▸ What to work on: Retype, word for word, the lines from the first line of the entries through the line that holds "plt.rcParams['font.family'] = ['Liberation"; leave out the pictures.

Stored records
+-------+
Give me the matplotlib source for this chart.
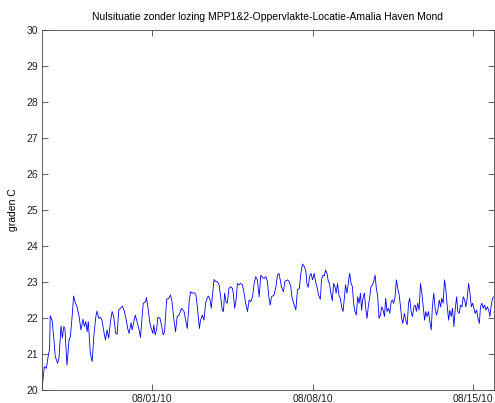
import pandas as pd
import matplotlib
matplotlib.use('Agg')
import matplotlib.pyplot as plt
import matplotlib.dates as mdates

plt.rcParams['font.family'] = ['Liberation Sans', 'DejaVu Sans']

dagen_1 = [-4.81, -4.71, -4.62, -4.52, -4.48, -4.45, -4.37, -4.30, -4.23, -4.13,
           -4.07, -3.98, -3.92, -3.86, -3.81, -3.72, -3.63, -3.57, -3.49, -3.43,
           -3.35, -3.28, -3.19, -3.11, -3.02, -2.96, -2.90, -2.84, -2.79, -2.70,
           -2.62, -2.55, -2.46, -2.41, -2.33, -2.26, -2.19, -2.11, -2.04, -1.97,
           -1.90, -1.82, -1.75, -1.68, -1.59, -1.53, -1.46, -1.39, -1.30, -1.21,
           -1.12, -1.07, -1.01, -0.92]
temp_1 = [20.0, 20.65, 20.6, 21.02, 21.11, 22.06, 21.94, 21.48, 20.93, 20.74,
          20.88, 21.78, 21.44, 21.76, 21.71, 20.69, 21.39, 21.48, 22.08, 22.61,
          22.41, 22.31, 22.04, 21.67, 21.97, 21.76, 21.90, 21.62, 21.90, 21.02,
          20.79, 21.48, 22.04, 22.19, 21.99, 22.02, 21.94, 21.62, 21.39, 21.67,
          21.44, 21.90, 22.18, 22.04, 21.57, 21.55, 22.22, 22.27, 22.33, 22.18,
          21.90, 21.71, 21.57, 21.87]

dagen_2 = [-0.875, -0.80, -0.74, -0.66, -0.57, -0.51, -0.44, -0.39, -0.29, -0.25,
           -0.19, -0.10, -0.04, 0.03, 0.07, 0.13, 0.19, 0.25, 0.34, 0.42,
           0.48, 0.54, 0.63, 0.73, 0.80, 0.86, 0.95, 1.02, 1.09, 1.17,
           1.21, 1.28, 1.39, 1.46, 1.53, 1.62, 1.68, 1.75, 1.85, 1.91,
           1.97, 2.06, 2.11, 2.19, 2.26, 2.33, 2.41, 2.46, 2.52, 2.58,
           2.64, 2.70, 2.77, 2.84, 2.92, 2.99, 3.06]
temp_2 = [21.67, 21.90, 22.08, 21.90, 21.67, 21.46, 22.04, 22.41, 22.45, 22.57,
          22.31, 21.85, 21.71, 21.57, 21.81, 21.53, 21.67, 22.02, 21.99, 21.76,
          21.53, 21.62, 22.52, 22.55, 22.64, 22.48, 21.94, 21.62, 22.04, 22.08,
          22.15, 22.27, 22.18, 21.94, 21.71, 22.50, 22.73, 22.69, 22.70, 22.64,
          22.31, 21.71, 21.94, 22.08, 21.94, 22.41, 22.57, 22.61, 22.52, 22.27,
          22.69, 23.07, 23.01, 23.01, 22.92, 22.59, 22.22]

dagen_3 = [3.11, 3.16, 3.22, 3.28, 3.35, 3.43, 3.50, 3.54, 3.60, 3.66,
           3.72, 3.79, 3.86, 3.94, 4.01, 4.08, 4.16, 4.23, 4.30, 4.38,
           4.45, 4.52, 4.59, 4.67, 4.74, 4.81, 4.89, 4.96, 5.03, 5.10,
           5.15, 5.21, 5.32, 5.40, 5.47, 5.53, 5.59, 5.64, 5.73, 5.79,
           5.85, 5.91, 5.98, 6.05, 6.11, 6.20, 6.27, 6.34, 6.42, 6.49,
           6.56, 6.64, 6.71, 6.75, 6.81, 6.87, 6.93, 7.00]
temp_3 = [22.18, 22.69, 22.45, 22.41, 22.82, 22.87, 22.82, 22.69, 22.27, 22.50,
          22.96, 22.92, 22.96, 22.92, 22.69, 22.41, 22.18, 22.50, 22.45, 22.59,
          22.96, 23.15, 23.06, 22.59, 23.19, 23.13, 23.10, 23.15, 23.01, 22.55,
          22.36, 22.59, 22.64, 22.87, 23.19, 23.24, 23.06, 22.87, 22.73, 23.01,
          23.04, 23.06, 23.01, 22.87, 22.55, 22.36, 22.22, 22.78, 22.82, 23.24,
          23.50, 23.43, 23.29, 22.96, 22.85, 23.15, 23.24, 23.06]

dagen_4 = [7.07, 7.13, 7.19, 7.26, 7.34, 7.39, 7.45, 7.51, 7.57, 7.63,
           7.69, 7.74, 7.80, 7.86, 7.92, 7.98, 8.03, 8.09, 8.15, 8.21,
           8.27, 8.33, 8.38, 8.44, 8.50, 8.56, 8.62, 8.68, 8.74, 8.79,
           8.85, 8.91, 8.97, 9.03, 9.09, 9.14, 9.20, 9.26, 9.32, 9.38,
           9.44, 9.49, 9.55, 9.61, 9.67, 9.73, 9.79, 9.84, 9.90, 9.96,
           10.02, 10.08, 10.14, 10.19, 10.25, 10.31, 10.37, 10.43, 10.48, 10.54,
           10.60, 10.66, 10.72, 10.78, 10.84, 10.89, 10.94]
temp_4 = [23.24, 23.01, 22.87, 22.64, 22.52, 23.06, 23.19, 23.17, 23.33, 23.24,
          23.01, 22.96, 22.69, 22.48, 22.96, 22.87, 22.69, 22.96, 22.64, 22.55,
          22.31, 22.18, 22.50, 22.92, 22.69, 22.96, 23.24, 22.96, 22.87, 22.41,
          22.18, 22.08, 22.59, 22.41, 22.69, 22.22, 22.55, 22.69, 22.27, 21.99,
          22.36, 22.55, 22.87, 22.92, 23.01, 23.19, 22.78, 22.64, 21.99, 22.08,
          22.31, 22.22, 22.04, 22.55, 22.18, 22.27, 22.13, 22.45, 22.50, 22.41,
          22.59, 23.06, 22.82, 22.64, 22.31, 21.99, 21.85]

dagen_5 = [11.01, 11.07, 11.13, 11.19, 11.24, 11.30, 11.36, 11.42, 11.48, 11.53,
           11.59, 11.65, 11.71, 11.77, 11.83, 11.89, 11.94, 12.00, 12.06, 12.12,
           12.18, 12.23, 12.29, 12.35, 12.41, 12.47, 12.53, 12.59, 12.64, 12.70,
           12.76, 12.82, 12.88, 12.94, 12.99, 13.05, 13.11, 13.17, 13.23, 13.29,
           13.34, 13.40, 13.46, 13.52, 13.58, 13.64, 13.69, 13.75, 13.81, 13.87,
           13.93, 13.99, 14.04, 14.10, 14.16, 14.22, 14.28, 14.33, 14.39, 14.45,
           14.51, 14.57, 14.63, 14.69, 14.74, 14.80, 14.86, 14.92]
temp_5 = [22.13, 21.94, 21.81, 22.41, 22.55, 22.18, 22.04, 22.31, 22.36, 22.18,
          22.41, 22.22, 22.96, 22.69, 22.31, 21.94, 22.18, 22.04, 22.18, 21.90,
          21.67, 22.31, 22.69, 22.27, 22.08, 22.22, 22.50, 22.31, 22.55, 22.41,
          23.06, 22.78, 22.31, 21.94, 22.22, 22.04, 22.27, 21.76, 22.27, 22.59,
          22.18, 22.13, 22.36, 22.31, 22.59, 22.50, 22.31, 22.55, 22.96, 22.69,
          22.31, 22.41, 22.27, 22.13, 22.22, 21.99, 21.85, 22.31, 22.41, 22.27,
          22.36, 22.22, 22.31, 22.22, 22.04, 22.36, 22.55, 22.59]

x_ticks = ['2010-08-01', '2010-08-08', '2010-08-15']
y_ticks = list(range(20, 31))

dagen = dagen_1 + dagen_2 + dagen_3 + dagen_4 + dagen_5
temp = temp_1 + temp_2 + temp_3 + temp_4 + temp_5
tijd = pd.Timestamp('2010-08-01') + pd.to_timedelta(dagen, unit='D')

fig = plt.figure(figsize=(4.95, 4.03), dpi=100)
ax = fig.add_axes([42 / 495, 13 / 403, 452 / 495, 360 / 403])
ax.plot(tijd, temp, color='blue', linewidth=0.6)

ax.set_xlim(tijd[0], tijd[-1])
ax.set_ylim(20, 30)
ax.set_yticks(y_ticks)
ax.set_xticks(pd.to_datetime(x_ticks))
ax.xaxis.set_major_formatter(mdates.DateFormatter('%m/%d/%y'))
ax.tick_params(direction='in', top=True, right=True, length=4, width=0.5,
               labelsize=7.5, colors='#222222', pad=3)
for s in ax.spines.values():
    s.set_linewidth(0.6)
    s.set_color('#444444')

ax.set_title('Nulsituatie zonder lozing MPP1&2-Oppervlakte-Locatie-Amalia Haven Mond',
             fontsize=7.5, pad=7)
ax.set_ylabel('graden C', fontsize=7.5, labelpad=6)

fig.savefig('out.png', dpi=100)
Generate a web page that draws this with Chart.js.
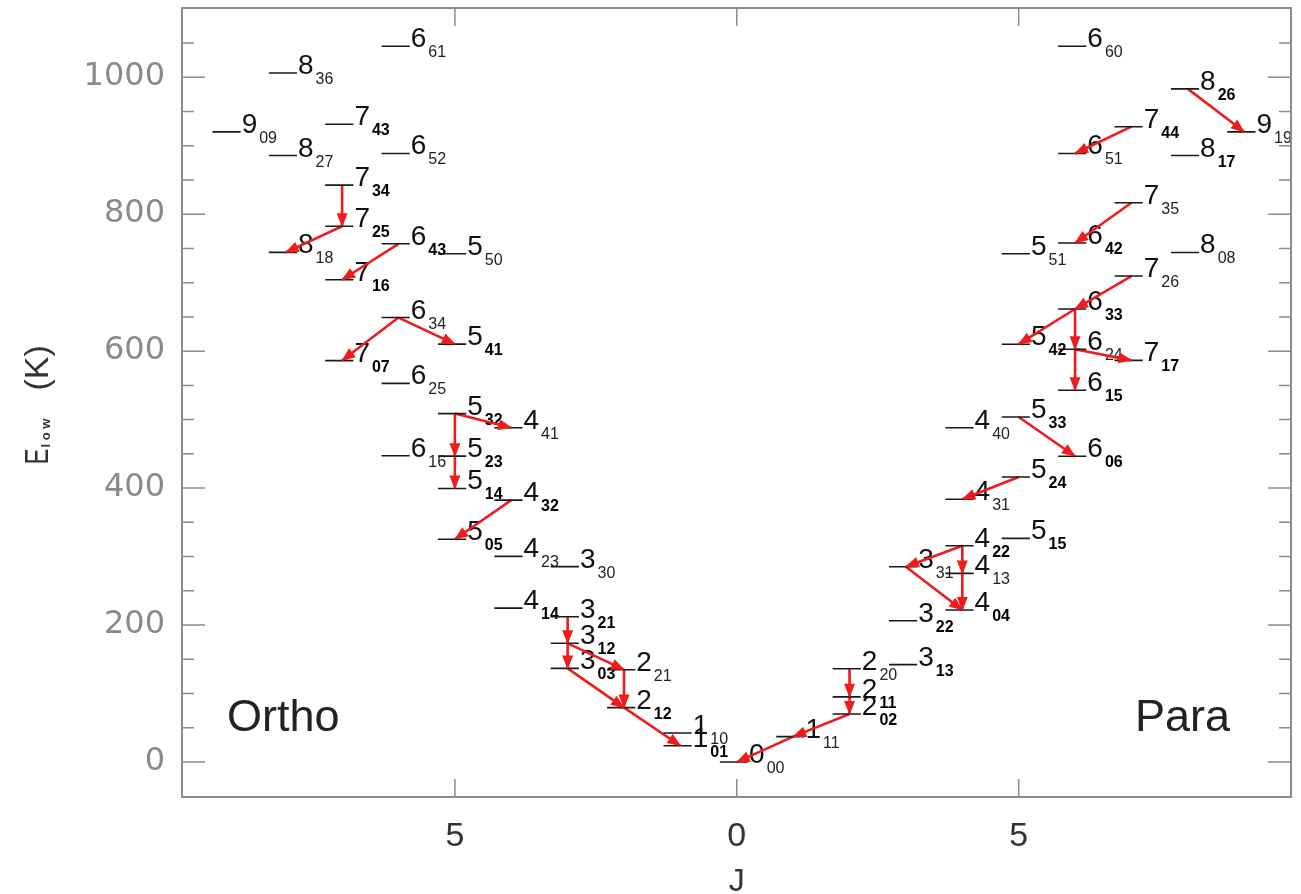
<!DOCTYPE html>
<html>
<head>
<meta charset="utf-8">
<script src="https://cdn.jsdelivr.net/npm/chart.js@4.4.1/dist/chart.umd.min.js"></script>
<style>
  body { margin: 0; background: #fff; }
  #wrap { position: relative; width: 1301px; height: 894px; }
</style>
</head>
<body>
<div id="wrap"><canvas id="myChart"></canvas></div>
<script>
// rotational levels J_KaKc and their lower-level energies
var orthoLevels = ['101','110','212','221','303','312','321','414','330','423','505','432','514','523','616','441','532','625','707','541','634','716','550','818','643','725','734','827','652','909','743','836','661'];
var orthoEnergy = [23.8, 42.4, 79.5, 134.9, 136.8, 173.4, 212.2, 224.8, 285.4, 300.4, 325.3, 382.5, 399.5, 446.7, 447.3, 488.1, 508.8, 552.9, 586.2, 610.3, 649.0, 704.2, 742.1, 744.2, 756.7, 782.4, 842.4, 885.6, 888.6, 920.2, 931.2, 1006.1, 1045.1];

var paraLevels = ['000','111','202','211','220','313','322','404','413','331','422','515','431','524','606','440','533','615','717','624','542','633','726','551','808','642','735','817','651','919','744','826','660'];
var paraEnergy = [0, 37.1, 70.1, 95.2, 136.2, 142.3, 206.3, 222.1, 275.5, 285.2, 315.8, 326.6, 383.8, 416.2, 446.5, 488.1, 503.9, 542.9, 586.5, 602.8, 610.1, 661.5, 709.6, 742.1, 744.1, 757.8, 816.7, 885.6, 888.6, 920.2, 927.7, 982.9, 1045.1];

// transitions (upper -> lower)
var orthoUpper = ['734','725','643','634','634','532','532','523','432','321','312','312','221','303','212'];
var orthoLower = ['725','818','716','707','541','441','523','514','505','312','303','221','212','212','101'];
var paraUpper = ['202','111','220','211','422','331','422','413','524','533','633','624','633','726','624','735','744','826'];
var paraLower = ['111','000','211','202','331','404','413','404','431','606','624','615','542','633','717','642','651','919'];

var xTicks = [-5, 0, 5];
var yTicks = [0, 200, 400, 600, 800, 1000];

// labels drawn with a heavier subscript
var boldLabels = ['743','734','725','643','716','707','541','532','523','514','432','505','414','321','312','303','212','101',
                  '211','202','313','322','404','422','515','524','533','606','615','717','542','633','642','744','817','826'];

function levelX(name, side) {
  return side * parseInt(name.charAt(0), 10);
}

function levelPoints(names, energy, side) {
  var pts = [];
  for (var i = 0; i < names.length; i++) {
    var x = levelX(names[i], side);
    pts.push({x: x - 0.3, y: energy[i]});
    pts.push({x: x + 0.2, y: energy[i]});
    pts.push({x: x + 0.2, y: null});
  }
  return pts;
}

function transPoints(upper, lower, names, energy, side) {
  var pts = [];
  for (var i = 0; i < upper.length; i++) {
    var a = names.indexOf(upper[i]), b = names.indexOf(lower[i]);
    pts.push({x: levelX(upper[i], side), y: energy[a]});
    pts.push({x: levelX(lower[i], side), y: energy[b]});
    pts.push({x: levelX(lower[i], side), y: null});
  }
  return pts;
}

var levelData = levelPoints(orthoLevels, orthoEnergy, -1).concat(levelPoints(paraLevels, paraEnergy, 1));
var transData = transPoints(orthoUpper, orthoLower, orthoLevels, orthoEnergy, -1)
  .concat(transPoints(paraUpper, paraLower, paraLevels, paraEnergy, 1));

var redColor = 'rgb(238,28,28)';

var drawLabels = {
  id: 'drawLabels',
  beforeDatasetsDraw: function(chart) {
    var ctx = chart.ctx, xs = chart.scales.x, ys = chart.scales.y;
    ctx.save();
    ctx.textBaseline = 'alphabetic';
    ctx.textAlign = 'left';
    function put(names, energy, side) {
      for (var i = 0; i < names.length; i++) {
        var n = names[i];
        var px = xs.getPixelForValue(levelX(n, side) + 0.2) + 1;
        var py = ys.getPixelForValue(energy[i]);
        ctx.fillStyle = '#111';
        ctx.font = '28px "Liberation Sans", Arial, sans-serif';
        ctx.fillText(n.charAt(0), px, py + 1);
        var w = ctx.measureText(n.charAt(0)).width;
        var bold = boldLabels.indexOf(n) >= 0;
        ctx.font = (bold ? 'bold ' : '') + '16px "Liberation Sans", Arial, sans-serif';
        ctx.fillStyle = bold ? '#000' : '#222';
        ctx.fillText(n.substring(1), px + w + 2, py + 11);
      }
    }
    put(orthoLevels, orthoEnergy, -1);
    put(paraLevels, paraEnergy, 1);
    ctx.restore();
  },
  afterDatasetsDraw: function(chart) {
    var ctx = chart.ctx;
    var meta = chart.getDatasetMeta(1);
    ctx.save();
    ctx.fillStyle = redColor;
    for (var i = 0; i + 1 < meta.data.length; i += 3) {
      var a = meta.data[i], b = meta.data[i + 1];
      var ang = Math.atan2(b.y - a.y, b.x - a.x);
      ctx.save();
      ctx.translate(b.x, b.y);
      ctx.rotate(ang);
      ctx.beginPath();
      ctx.moveTo(1, 0);
      ctx.lineTo(-13, -5.5);
      ctx.lineTo(-13, 5.5);
      ctx.closePath();
      ctx.fill();
      ctx.restore();
    }
    ctx.restore();
  },
  afterDraw: function(chart) {
    var ctx = chart.ctx, xs = chart.scales.x, ys = chart.scales.y;
    var area = chart.chartArea;
    ctx.save();
    // frame
    ctx.strokeStyle = '#8c8c8c';
    ctx.lineWidth = 2;
    ctx.strokeRect(area.left, area.top, area.right - area.left, area.bottom - area.top);
    // y ticks, minor every 50
    ctx.lineWidth = 1.5;
    ctx.beginPath();
    for (var v = 0; v <= 1050; v += 50) {
      var y = ys.getPixelForValue(v);
      var len = (v % 200 === 0) ? 23 : 12;
      ctx.moveTo(area.left, y); ctx.lineTo(area.left + len, y);
      ctx.moveTo(area.right, y); ctx.lineTo(area.right - len, y);
    }
    xTicks.forEach(function(t) {
      var x = xs.getPixelForValue(t);
      ctx.moveTo(x, area.bottom); ctx.lineTo(x, area.bottom - 18);
      ctx.moveTo(x, area.top); ctx.lineTo(x, area.top + 18);
    });
    ctx.stroke();

    // side labels
    ctx.fillStyle = '#222';
    ctx.font = '45px "Liberation Sans", Arial, sans-serif';
    ctx.textBaseline = 'alphabetic';
    ctx.textAlign = 'left';
    ctx.fillText('Ortho', area.left + 45, 731);
    ctx.fillText('Para', area.right - 156, 731);

    // x title
    ctx.fillStyle = '#333';
    ctx.font = '32px "Liberation Sans", Arial, sans-serif';
    ctx.textAlign = 'center';
    ctx.fillText('J', xs.getPixelForValue(0), 891);

    // y title, rotated
    ctx.save();
    ctx.translate(48, (area.top + area.bottom) / 2 + 62);
    ctx.rotate(-Math.PI / 2);
    ctx.textAlign = 'left';
    ctx.fillStyle = '#333';
    ctx.font = '34px "Liberation Sans", Arial, sans-serif';
    ctx.save(); ctx.scale(0.7, 1); ctx.fillText('E', 0, 0); ctx.restore();
    ctx.font = 'bold 13px "Liberation Sans", Arial, sans-serif';
    ctx.fillText('l o w', 17, 2);
    ctx.font = '34px "Liberation Sans", Arial, sans-serif';
    ctx.fillText('(K)', 74, 0);
    ctx.restore();

    ctx.restore();
  }
};

var config = {
  type: 'scatter',
  data: {
    datasets: [{
      label: 'levels',
      data: levelData,
      showLine: true,
      spanGaps: false,
      borderColor: '#1a1a1a',
      borderWidth: 1.6,
      pointRadius: 0
    }, {
      label: 'transitions',
      data: transData,
      showLine: true,
      spanGaps: false,
      borderColor: redColor,
      borderWidth: 2.6,
      pointRadius: 0
    }]
  },
  options: {
    responsive: true,
    maintainAspectRatio: false,
    animation: false,
    layout: { padding: { top: 8, right: 10, left: 0, bottom: 0 } },
    plugins: {
      legend: { display: false },
      tooltip: { enabled: false }
    },
    scales: {
      x: {
        type: 'linear',
        min: -9.84,
        max: 9.83,
        grid: { display: false, drawTicks: false },
        border: { display: false },
        afterBuildTicks: function(s) { s.ticks = xTicks.map(function(v) { return {value: v}; }); },
        afterFit: function(s) { s.height = 97; s.paddingLeft = 0; s.paddingRight = 0; },
        ticks: {
          includeBounds: false,
          padding: 19,
          color: '#333',
          font: { family: '"Liberation Sans", Arial, sans-serif', size: 34 },
          callback: function(v) { return String(Math.abs(v)); }
        }
      },
      y: {
        type: 'linear',
        min: -51,
        max: 1101,
        grid: { display: false, drawTicks: false },
        border: { display: false },
        afterBuildTicks: function(s) { s.ticks = yTicks.map(function(v) { return {value: v}; }); },
        afterFit: function(s) { s.width = 182; s.paddingTop = 0; s.paddingBottom = 0; },
        ticks: {
          includeBounds: false,
          padding: 17,
          color: '#8a8a8a',
          font: { family: '"DejaVu Sans", sans-serif', size: 32 },
          callback: function(v) { return String(v); }
        }
      }
    }
  },
  plugins: [drawLabels]
};

var ctx = document.getElementById('myChart');
var myChart = new Chart(ctx, config);
</script>
</body>
</html>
+-------+
▸ The result:
Give me the matplotlib source for this chart.
import pandas as pd
import matplotlib
matplotlib.use('Agg')
import matplotlib.pyplot as plt
import matplotlib.dates as mdates

plt.rcParams['font.family'] = ['Liberation Sans', 'DejaVu Sans']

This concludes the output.